*INSTRUCTIONS FOR THE TASK*
Pictures do not belong in the copy. Return all of the entries exactly.

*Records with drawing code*
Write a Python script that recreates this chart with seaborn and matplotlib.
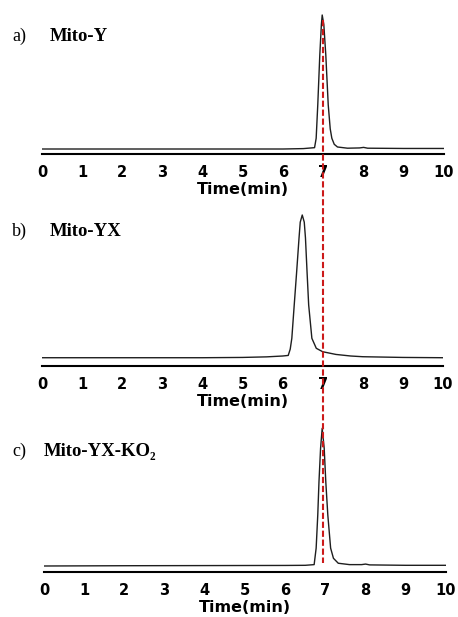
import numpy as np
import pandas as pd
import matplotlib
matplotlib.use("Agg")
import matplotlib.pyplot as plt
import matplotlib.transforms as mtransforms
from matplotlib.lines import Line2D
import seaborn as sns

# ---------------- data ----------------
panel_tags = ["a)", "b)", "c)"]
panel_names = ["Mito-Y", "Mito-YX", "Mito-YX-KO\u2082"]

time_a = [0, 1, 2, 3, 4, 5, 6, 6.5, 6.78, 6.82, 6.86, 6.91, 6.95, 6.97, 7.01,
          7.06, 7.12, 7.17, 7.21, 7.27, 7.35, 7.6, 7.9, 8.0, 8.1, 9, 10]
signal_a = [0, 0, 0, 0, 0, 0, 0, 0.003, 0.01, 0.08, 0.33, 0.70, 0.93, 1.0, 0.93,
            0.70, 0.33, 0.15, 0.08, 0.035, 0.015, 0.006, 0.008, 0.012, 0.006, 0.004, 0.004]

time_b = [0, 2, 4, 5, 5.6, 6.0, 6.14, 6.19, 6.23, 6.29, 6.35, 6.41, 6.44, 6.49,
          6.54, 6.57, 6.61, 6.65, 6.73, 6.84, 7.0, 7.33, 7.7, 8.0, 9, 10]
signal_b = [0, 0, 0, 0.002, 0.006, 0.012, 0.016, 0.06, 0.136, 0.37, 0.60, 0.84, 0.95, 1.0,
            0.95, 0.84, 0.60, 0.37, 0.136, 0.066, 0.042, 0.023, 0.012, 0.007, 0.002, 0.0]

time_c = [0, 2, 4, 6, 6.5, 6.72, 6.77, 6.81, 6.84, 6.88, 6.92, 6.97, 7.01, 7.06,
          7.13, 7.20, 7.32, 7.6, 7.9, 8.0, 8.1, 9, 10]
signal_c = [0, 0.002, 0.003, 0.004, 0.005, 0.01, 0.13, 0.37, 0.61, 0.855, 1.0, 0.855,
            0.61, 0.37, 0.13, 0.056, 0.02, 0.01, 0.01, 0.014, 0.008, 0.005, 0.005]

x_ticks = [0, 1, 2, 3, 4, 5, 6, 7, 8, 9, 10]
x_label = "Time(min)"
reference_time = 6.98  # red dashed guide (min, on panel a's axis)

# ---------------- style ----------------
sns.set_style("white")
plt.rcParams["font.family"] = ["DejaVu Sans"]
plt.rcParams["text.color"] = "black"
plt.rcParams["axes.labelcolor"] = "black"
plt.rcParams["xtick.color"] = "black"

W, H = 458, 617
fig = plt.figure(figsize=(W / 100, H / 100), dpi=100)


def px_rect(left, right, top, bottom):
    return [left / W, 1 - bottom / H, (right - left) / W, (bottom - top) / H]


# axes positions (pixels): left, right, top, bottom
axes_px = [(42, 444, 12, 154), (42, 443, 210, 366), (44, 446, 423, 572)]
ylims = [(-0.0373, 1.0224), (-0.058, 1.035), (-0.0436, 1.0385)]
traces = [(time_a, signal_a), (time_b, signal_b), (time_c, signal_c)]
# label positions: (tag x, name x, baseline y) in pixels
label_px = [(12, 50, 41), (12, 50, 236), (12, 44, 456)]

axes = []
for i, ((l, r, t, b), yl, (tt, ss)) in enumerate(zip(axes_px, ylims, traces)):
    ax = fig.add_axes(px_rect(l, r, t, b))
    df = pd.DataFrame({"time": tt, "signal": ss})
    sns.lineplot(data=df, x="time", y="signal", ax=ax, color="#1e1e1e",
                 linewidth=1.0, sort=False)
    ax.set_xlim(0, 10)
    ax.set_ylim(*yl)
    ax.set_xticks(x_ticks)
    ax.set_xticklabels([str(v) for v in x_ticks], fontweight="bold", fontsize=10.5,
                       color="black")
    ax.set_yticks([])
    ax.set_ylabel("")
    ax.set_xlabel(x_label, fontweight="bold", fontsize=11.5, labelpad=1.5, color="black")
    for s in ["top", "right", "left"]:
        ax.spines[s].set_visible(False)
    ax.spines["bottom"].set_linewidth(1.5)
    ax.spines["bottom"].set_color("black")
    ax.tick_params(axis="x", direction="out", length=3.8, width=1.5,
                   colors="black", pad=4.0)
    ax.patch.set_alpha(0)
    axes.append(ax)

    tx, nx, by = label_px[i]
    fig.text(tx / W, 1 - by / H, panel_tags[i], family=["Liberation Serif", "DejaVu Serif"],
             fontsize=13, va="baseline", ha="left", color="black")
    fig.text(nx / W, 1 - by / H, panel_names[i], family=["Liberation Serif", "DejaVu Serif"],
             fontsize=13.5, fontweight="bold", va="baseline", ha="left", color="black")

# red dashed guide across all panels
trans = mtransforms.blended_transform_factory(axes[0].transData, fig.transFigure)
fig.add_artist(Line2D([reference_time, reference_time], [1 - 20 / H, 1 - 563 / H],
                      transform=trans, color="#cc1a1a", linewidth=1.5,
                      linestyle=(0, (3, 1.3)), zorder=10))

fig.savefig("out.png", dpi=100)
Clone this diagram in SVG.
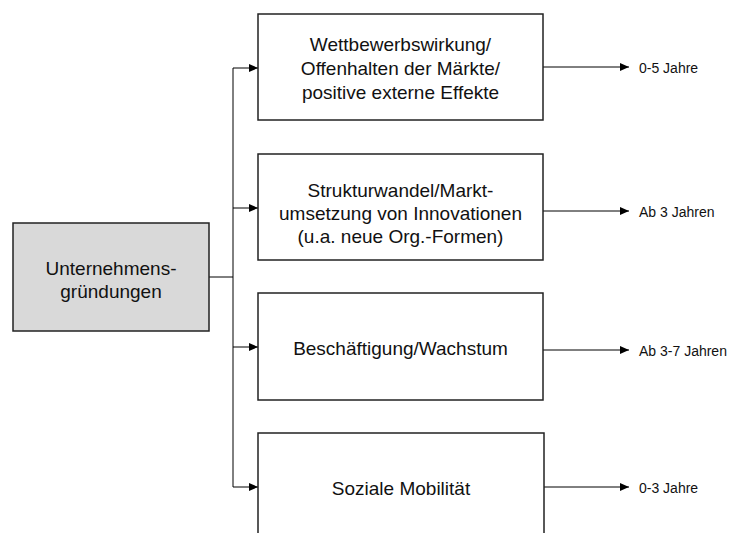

*TASK ANSWER*
Write a Python script that recreates this chart with seaborn and matplotlib.
import numpy as np
import pandas as pd
import matplotlib
matplotlib.use("Agg")
import matplotlib.pyplot as plt
import matplotlib.transforms as mtransforms
from matplotlib.lines import Line2D
import seaborn as sns

# ---------------- data ----------------
panel_tags = ["a)", "b)", "c)"]
panel_names = ["Mito-Y", "Mito-YX", "Mito-YX-KO\u2082"]

time_a = [0, 1, 2, 3, 4, 5, 6, 6.5, 6.78, 6.82, 6.86, 6.91, 6.95, 6.97, 7.01,
          7.06, 7.12, 7.17, 7.21, 7.27, 7.35, 7.6, 7.9, 8.0, 8.1, 9, 10]
signal_a = [0, 0, 0, 0, 0, 0, 0, 0.003, 0.01, 0.08, 0.33, 0.70, 0.93, 1.0, 0.93,
            0.70, 0.33, 0.15, 0.08, 0.035, 0.015, 0.006, 0.008, 0.012, 0.006, 0.004, 0.004]

time_b = [0, 2, 4, 5, 5.6, 6.0, 6.14, 6.19, 6.23, 6.29, 6.35, 6.41, 6.44, 6.49,
          6.54, 6.57, 6.61, 6.65, 6.73, 6.84, 7.0, 7.33, 7.7, 8.0, 9, 10]
signal_b = [0, 0, 0, 0.002, 0.006, 0.012, 0.016, 0.06, 0.136, 0.37, 0.60, 0.84, 0.95, 1.0,
            0.95, 0.84, 0.60, 0.37, 0.136, 0.066, 0.042, 0.023, 0.012, 0.007, 0.002, 0.0]

time_c = [0, 2, 4, 6, 6.5, 6.72, 6.77, 6.81, 6.84, 6.88, 6.92, 6.97, 7.01, 7.06,
          7.13, 7.20, 7.32, 7.6, 7.9, 8.0, 8.1, 9, 10]
signal_c = [0, 0.002, 0.003, 0.004, 0.005, 0.01, 0.13, 0.37, 0.61, 0.855, 1.0, 0.855,
            0.61, 0.37, 0.13, 0.056, 0.02, 0.01, 0.01, 0.014, 0.008, 0.005, 0.005]

x_ticks = [0, 1, 2, 3, 4, 5, 6, 7, 8, 9, 10]
x_label = "Time(min)"
reference_time = 6.98  # red dashed guide (min, on panel a's axis)

# ---------------- style ----------------
sns.set_style("white")
plt.rcParams["font.family"] = ["DejaVu Sans"]
plt.rcParams["text.color"] = "black"
plt.rcParams["axes.labelcolor"] = "black"
plt.rcParams["xtick.color"] = "black"

W, H = 458, 617
fig = plt.figure(figsize=(W / 100, H / 100), dpi=100)


def px_rect(left, right, top, bottom):
    return [left / W, 1 - bottom / H, (right - left) / W, (bottom - top) / H]


# axes positions (pixels): left, right, top, bottom
axes_px = [(42, 444, 12, 154), (42, 443, 210, 366), (44, 446, 423, 572)]
ylims = [(-0.0373, 1.0224), (-0.058, 1.035), (-0.0436, 1.0385)]
traces = [(time_a, signal_a), (time_b, signal_b), (time_c, signal_c)]
# label positions: (tag x, name x, baseline y) in pixels
label_px = [(12, 50, 41), (12, 50, 236), (12, 44, 456)]

axes = []
for i, ((l, r, t, b), yl, (tt, ss)) in enumerate(zip(axes_px, ylims, traces)):
    ax = fig.add_axes(px_rect(l, r, t, b))
    df = pd.DataFrame({"time": tt, "signal": ss})
    sns.lineplot(data=df, x="time", y="signal", ax=ax, color="#1e1e1e",
                 linewidth=1.0, sort=False)
    ax.set_xlim(0, 10)
    ax.set_ylim(*yl)
    ax.set_xticks(x_ticks)
    ax.set_xticklabels([str(v) for v in x_ticks], fontweight="bold", fontsize=10.5,
                       color="black")
    ax.set_yticks([])
    ax.set_ylabel("")
    ax.set_xlabel(x_label, fontweight="bold", fontsize=11.5, labelpad=1.5, color="black")
    for s in ["top", "right", "left"]:
        ax.spines[s].set_visible(False)
    ax.spines["bottom"].set_linewidth(1.5)
    ax.spines["bottom"].set_color("black")
    ax.tick_params(axis="x", direction="out", length=3.8, width=1.5,
                   colors="black", pad=4.0)
    ax.patch.set_alpha(0)
    axes.append(ax)

    tx, nx, by = label_px[i]
    fig.text(tx / W, 1 - by / H, panel_tags[i], family=["Liberation Serif", "DejaVu Serif"],
             fontsize=13, va="baseline", ha="left", color="black")
    fig.text(nx / W, 1 - by / H, panel_names[i], family=["Liberation Serif", "DejaVu Serif"],
             fontsize=13.5, fontweight="bold", va="baseline", ha="left", color="black")

# red dashed guide across all panels
trans = mtransforms.blended_transform_factory(axes[0].transData, fig.transFigure)
fig.add_artist(Line2D([reference_time, reference_time], [1 - 20 / H, 1 - 563 / H],
                      transform=trans, color="#cc1a1a", linewidth=1.5,
                      linestyle=(0, (3, 1.3)), zorder=10))

fig.savefig("out.png", dpi=100)
Clone this diagram in SVG.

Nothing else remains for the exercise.